Growing a small business requires a different mindset than launching one. Once you have validated your concept and built an initial customer base, the challenge shifts from proving the idea to scaling it efficiently. The strategies that drive sustainable small business growth are grounded in customer obsession, operational discipline, and strategic investment in the right areas.
Mastering Customer Retention
Customer acquisition costs four to five times more than retention. Yet many small businesses focus their energy disproportionately on winning new customers while underinvesting in keeping the ones they have. Implement systematic follow-up processes: thank-you notes, satisfaction surveys, loyalty programs, and proactive check-ins. A customer who buys from you twice is significantly more likely to buy a third time. Reducing churn by even a small percentage has a dramatic impact on revenue growth.
Increase Revenue Per Customer
Before spending on acquisition, look for opportunities to increase the value of each existing customer relationship. Upsell complementary products or higher-tier services. Cross-sell related offerings your customers may not know you provide. Bundle products or services into packages that increase average order value. These strategies require no additional marketing spend and typically convert at much higher rates than cold acquisition.
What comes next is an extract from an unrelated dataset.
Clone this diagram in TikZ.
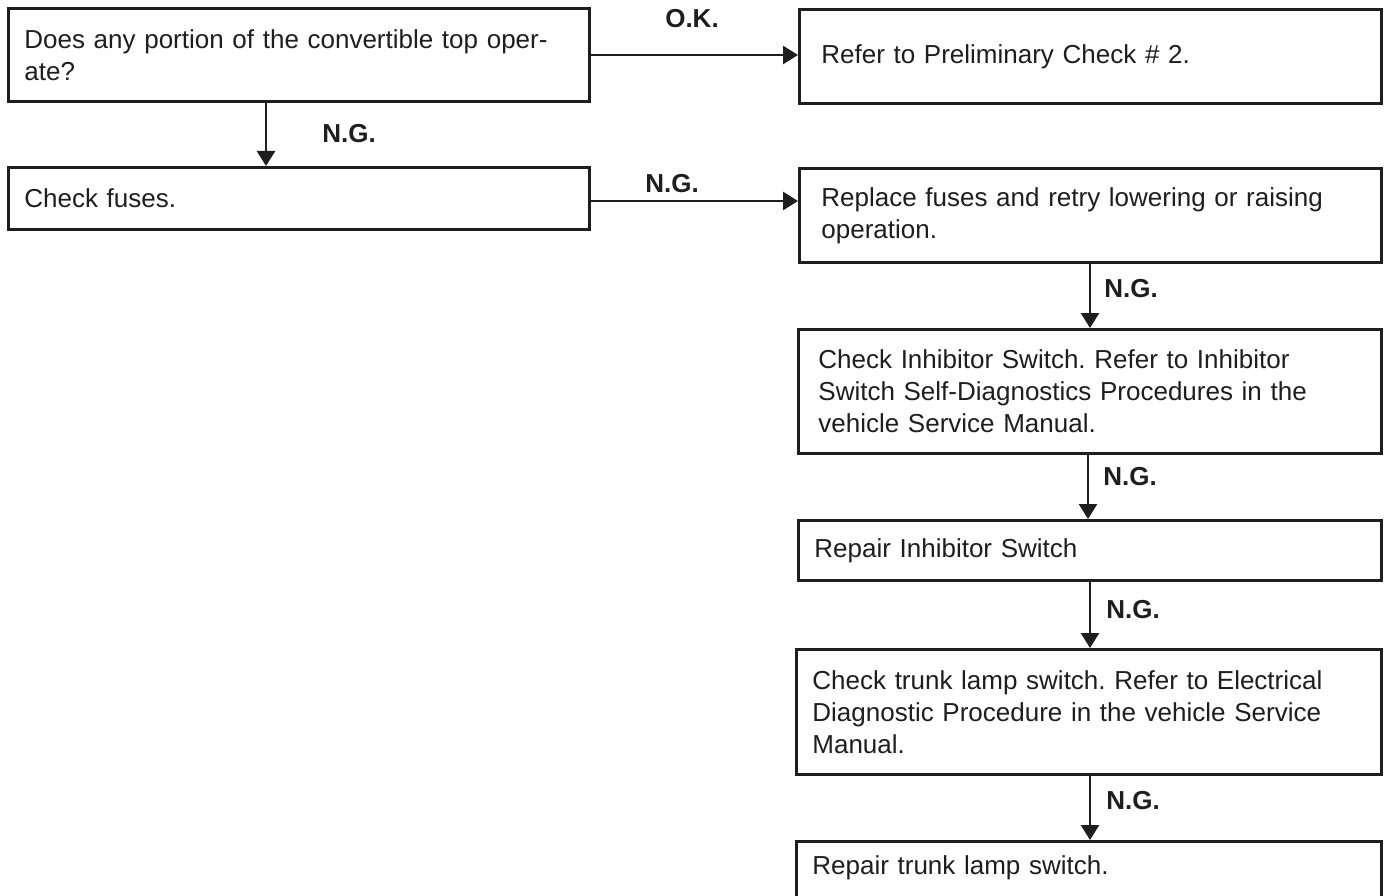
\documentclass[tikz,border=0pt]{standalone}
\usepackage{fontspec}
\setmainfont{Liberation Sans}
\usetikzlibrary{arrows.meta}
\definecolor{ink}{HTML}{1E1E1E}
\frenchspacing
\begin{document}
\begin{tikzpicture}[x=1pt,y=-1pt,
  box/.style={draw=ink, line width=2.8pt, anchor=north west, align=left,
    inner ysep=0pt, text=ink, font=\fontsize{26}{32}\selectfont\frenchspacing},
  arr/.style={draw=ink, line width=2.6pt, -{Triangle[length=15pt,width=18pt]}},
  lbl/.style={font=\fontsize{26}{32}\selectfont\bfseries, text=ink, inner sep=0pt}]
\useasboundingbox (0,0) rectangle (1386,896);
\fill[white] (0,0) rectangle (1386,896);
\clip (0,0) rectangle (1386,896);

\node[box, text width=549pt, inner xsep=16pt, minimum height=93pt] (b1) at (7,7)
  {Does any portion of the convertible top oper-\\ate?};
\node[box, text width=538pt, inner xsep=22pt, minimum height=94pt] (b2) at (798,8)
  {Refer to Preliminary Check \# 2.};
\node[box, text width=549pt, inner xsep=16pt, minimum height=62pt] (b3) at (7,166)
  {Check fuses.};
\node[box, text width=538pt, inner xsep=22pt, minimum height=94pt] (b4) at (798,167)
  {Replace fuses and retry lowering or raising\\operation.};
\node[box, text width=543pt, inner xsep=20pt, minimum height=124pt] (b5) at (797,328)
  {Check Inhibitor Switch. Refer to Inhibitor\\Switch Self-Diagnostics Procedures in the\\vehicle Service Manual.};
\node[box, text width=551pt, inner xsep=16pt, minimum height=60pt] (b6) at (797,519)
  {Repair Inhibitor Switch};
\node[box, text width=553pt, inner xsep=16pt, minimum height=125pt] (b7) at (795,648)
  {Check trunk lamp switch. Refer to Electrical\\Diagnostic Procedure in the vehicle Service\\Manual.};
\node[box, text width=553pt, inner xsep=16pt, minimum height=64pt, text depth=16pt] (b8) at (795,840)
  {Repair trunk lamp switch.};

\coordinate (r1) at (0,55);
\coordinate (r2) at (0,201);
\coordinate (c1) at (266,0);
\coordinate (v1) at (1090,0);
\coordinate (v2) at (1088,0);
\coordinate (v3) at (1090,0);
\coordinate (v4) at (1090,0);

\draw[arr] (b1.east |- r1) -- (b2.west |- r1);
\draw[arr] (b1.south -| c1) -- (b3.north -| c1);
\draw[arr] (b3.east |- r2) -- (b4.west |- r2);
\draw[arr] (b4.south -| v1) -- (b5.north -| v1);
\draw[arr] (b5.south -| v2) -- (b6.north -| v2);
\draw[arr] (b6.south -| v3) -- (b7.north -| v3);
\draw[arr] (b7.south -| v4) -- (b8.north -| v4);

\node[lbl] (ok) at (692,19) {O.K.};
\node[lbl] (ng1) at (349,134) {N.G.};
\node[lbl] (ng2) at (672,184) {N.G.};
\node[lbl] (ng3) at (1131,289) {N.G.};
\node[lbl] (ng4) at (1130,477) {N.G.};
\node[lbl] (ng5) at (1133,610) {N.G.};
\node[lbl] (ng6) at (1133,801) {N.G.};
\end{tikzpicture}
\end{document}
Build a Strong Digital Presence
For small businesses, a strong online presence levels the playing field with larger competitors. Invest in a fast, professional website, consistent social media activity, and a robust SEO strategy. Claim and optimize your Google Business Profile for local search visibility. Collect and respond to online reviews — both positive and negative — on Google, Yelp, and industry-specific platforms. Reviews are one of the most trusted signals for local purchase decisions.
Strategic Partnerships
Partnerships with complementary businesses can accelerate growth without heavy marketing investment. A construction company might partner with interior designers and real estate agents for referrals. A digital marketing agency might co-market with a web development firm. Look for businesses that serve the same target customer without competing directly for the same transaction.
Streamline Operations
Growth without operational efficiency creates chaos. Document your key processes, identify bottlenecks, and eliminate activities that don't directly contribute to value delivery. Leverage technology and automation tools to handle repetitive tasks — invoicing, scheduling, email follow-ups, inventory management. The time and cost savings from operational improvements directly expand your capacity to serve more customers.
Hire Strategically
Small businesses often resist hiring because of payroll costs, but underfunded staffing is one of the most common growth bottlenecks. Identify the roles where your time is most constrained and where expertise gaps are limiting your potential. Hire those positions first. Consider freelancers and contractors for specialized skills you need periodically. A great hire in the right role pays for itself many times over.
Expand Your Market
Once you have mastered one market segment, growth often comes from expanding to adjacent markets. This might mean targeting a new geographic area, serving a different customer segment with similar needs, or launching a complementary product line. Each expansion carries risk, so move methodically — validate the new market before committing significant resources, just as you validated your original concept at launch.
Measure What Matters
Define three to five key performance indicators (KPIs) that directly measure progress toward your growth goals. Common small business KPIs include monthly recurring revenue, customer acquisition cost, customer lifetime value, net promoter score, and gross margin. Review them weekly or monthly. The businesses that grow consistently are the ones that make decisions based on data, not intuition alone.